As a young child, I remember the very, very long Greek Orthodox liturgies of Holy Thursday. We called the day Great and Holy Thursday. Other faith traditions name it Maundy Thursday; others the Thursday of Mysteries. The worship service seemed endless to me, and it was about everything: the washing of the disciples’ feet, the Last Supper, the agony in the garden of Gethsemane, and the betrayal of Christ by Judas.
On Great and Holy Thursday, light and darkness, joy and sorrow are strangely mixed in the light of the Upper Room and the darkness in Gethsemane. The light of the holy kingdom and the darkness of hell capture us simultaneously. The way of life and the way of death converge on this one Holy day.
It is a portrayal of our very lives, for on our journey through life we meet up with both life and death. We cannot avoid either, though we cling ever so tightly to life and fight with all our might to conquer death.
Here in the remembrances of this day, Jesus shared a sacred meal with his disciples, washed their feet in an act of love, experienced the harsh agony of Gethsemane and endured the pain of betrayal by one of his own. Yes, Great and Holy Thursday is about everything.
The Epistle to the Hebrews wraps up the Gospel in a sacred package that is God’s Final Word in His Son.
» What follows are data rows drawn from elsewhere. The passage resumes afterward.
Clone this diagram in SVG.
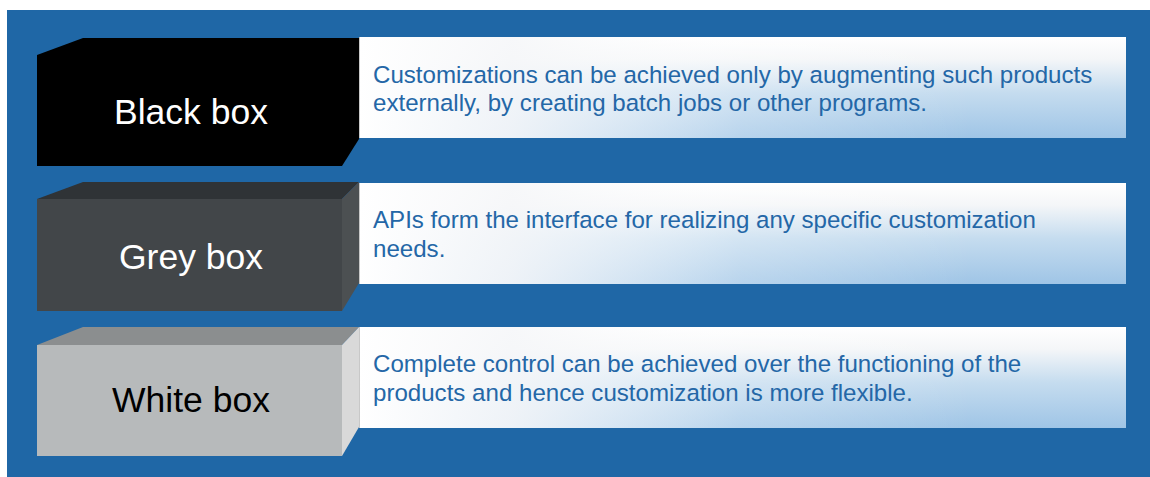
<svg xmlns="http://www.w3.org/2000/svg" width="1150" height="477" viewBox="0 0 1150 477">
  <defs>
    <!-- description panels: white at the top, pale blue toward the bottom right -->
    <linearGradient id="panelV" x1="0" y1="0" x2="0" y2="1">
      <stop offset="0" stop-color="#ffffff"/>
      <stop offset="0.22" stop-color="#f4f6f8"/>
      <stop offset="0.55" stop-color="#c5dcef"/>
      <stop offset="1" stop-color="#9fc5e6"/>
    </linearGradient>
    <linearGradient id="panelH" x1="0" y1="0" x2="1" y2="0">
      <stop offset="0" stop-color="#ffffff" stop-opacity="1"/>
      <stop offset="0.2" stop-color="#f6f7f9" stop-opacity="0.9"/>
      <stop offset="0.5" stop-color="#ffffff" stop-opacity="0.25"/>
      <stop offset="0.8" stop-color="#ffffff" stop-opacity="0"/>
    </linearGradient>
    <g id="panel">
      <rect x="0" y="0" width="767" height="101" fill="url(#panelV)"/>
      <rect x="0" y="0" width="767" height="101" fill="url(#panelH)"/>
      <line x1="0.5" y1="0" x2="0.5" y2="101" stroke="#c8c8c8" stroke-width="1"/>
    </g>
  </defs>
  <style>
    .label { font-family: "Liberation Sans", Arial, sans-serif; font-size: 35.5px; text-anchor: middle; }
    .desc { font-family: "Liberation Sans", Arial, sans-serif; font-size: 24.1px; fill: #2467a7; }
  </style>

  <!-- blue backdrop -->
  <rect x="7" y="10" width="1143" height="467" fill="#1f67a6"/>

  <!-- Black box row -->
  <g id="black-box">
    <polygon points="37,55 83,38 359,38 359,139 342,166 37,166" fill="#000000"/>
    <text class="label" x="191" y="124" fill="#ffffff">Black box</text>
  </g>
  <g id="black-box-desc">
    <use href="#panel" x="359" y="37"/>
    <text class="desc" x="373" y="83">Customizations can be achieved only by augmenting such products</text>
    <text class="desc" x="373" y="111">externally, by creating batch jobs or other programs.</text>
  </g>

  <!-- Grey box row -->
  <g id="grey-box">
    <polygon points="37,199 83,182 359,182 342,199" fill="#2f3336"/>
    <rect x="37" y="199" width="305" height="112" fill="#424649"/>
    <polygon points="342,199 359,182 359,283 342,311" fill="#4c5052"/>
    <text class="label" x="191" y="269" fill="#ffffff">Grey box</text>
  </g>
  <g id="grey-box-desc">
    <use href="#panel" x="359" y="183"/>
    <text class="desc" x="373" y="228">APIs form the interface for realizing any specific customization</text>
    <text class="desc" x="373" y="257">needs.</text>
  </g>

  <!-- White box row -->
  <g id="white-box">
    <polygon points="37,345 83,327 359,327 342,345" fill="#8b8e8f"/>
    <rect x="37" y="345" width="305" height="111" fill="#b7babb"/>
    <polygon points="342,345 359,327 359,427 342,456" fill="#d9d9d9"/>
    <text class="label" x="191" y="412" fill="#000000">White box</text>
  </g>
  <g id="white-box-desc">
    <use href="#panel" x="359" y="327"/>
    <text class="desc" x="373" y="372">Complete control can be achieved over the functioning of the</text>
    <text class="desc" x="373" y="401">products and hence customization is more flexible.</text>
  </g>
</svg>
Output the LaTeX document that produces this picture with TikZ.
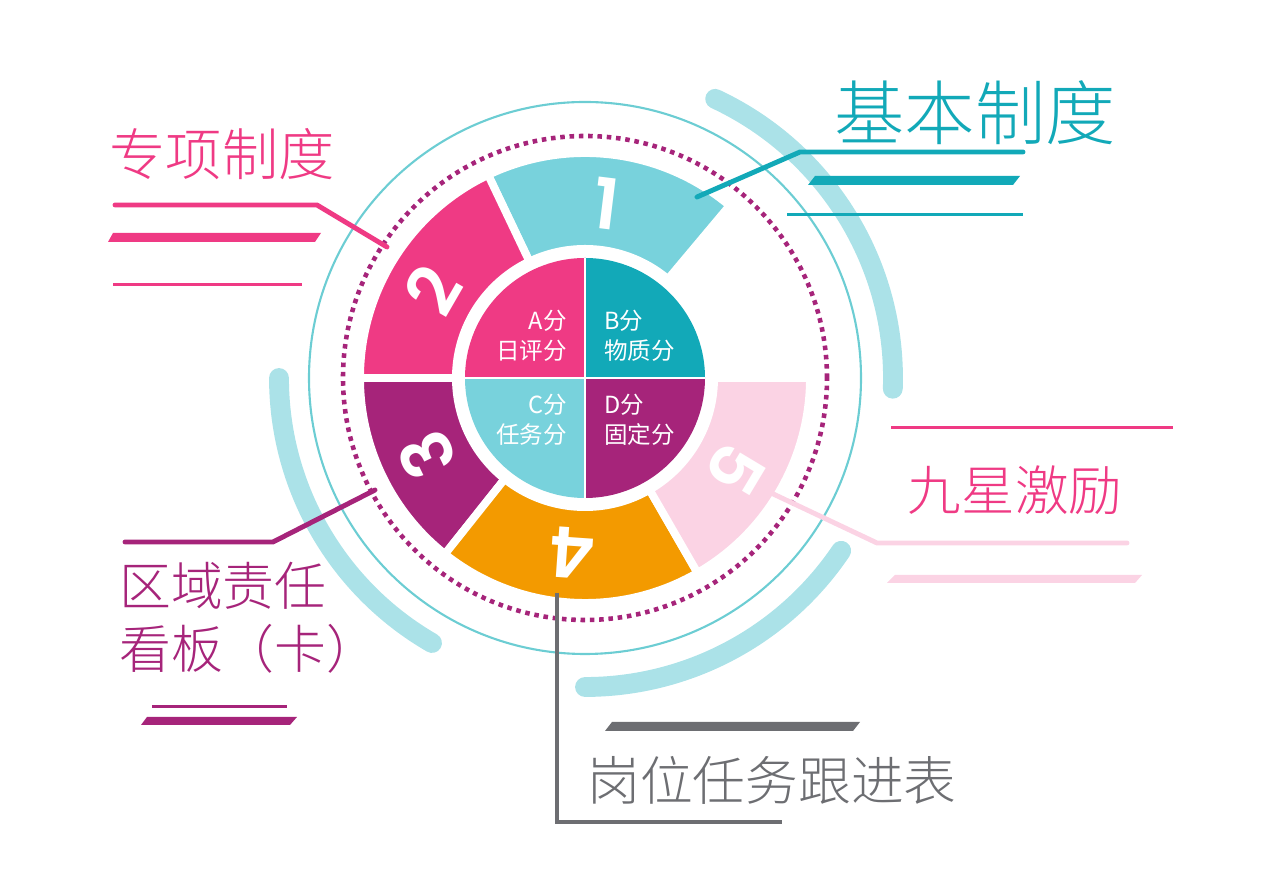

God, after He spoke long ago to the fathers in the prophets in many portions and in many ways, in these last days has spoken to us in His Son, whom He appointed heir of all things, through whom also He made the world.
And He is the radiance of His glory and the exact representation of His nature, and upholds all things by the word of His power.
When He had made purification of sins, He sat down at the right hand of the Majesty on high.
– Hebrews 1:1-3 New American Standard Bible (NASB)
What an act of worship it is when we remember everything — the central events of the final week of Jesus’s life — on Great and Holy Thursday.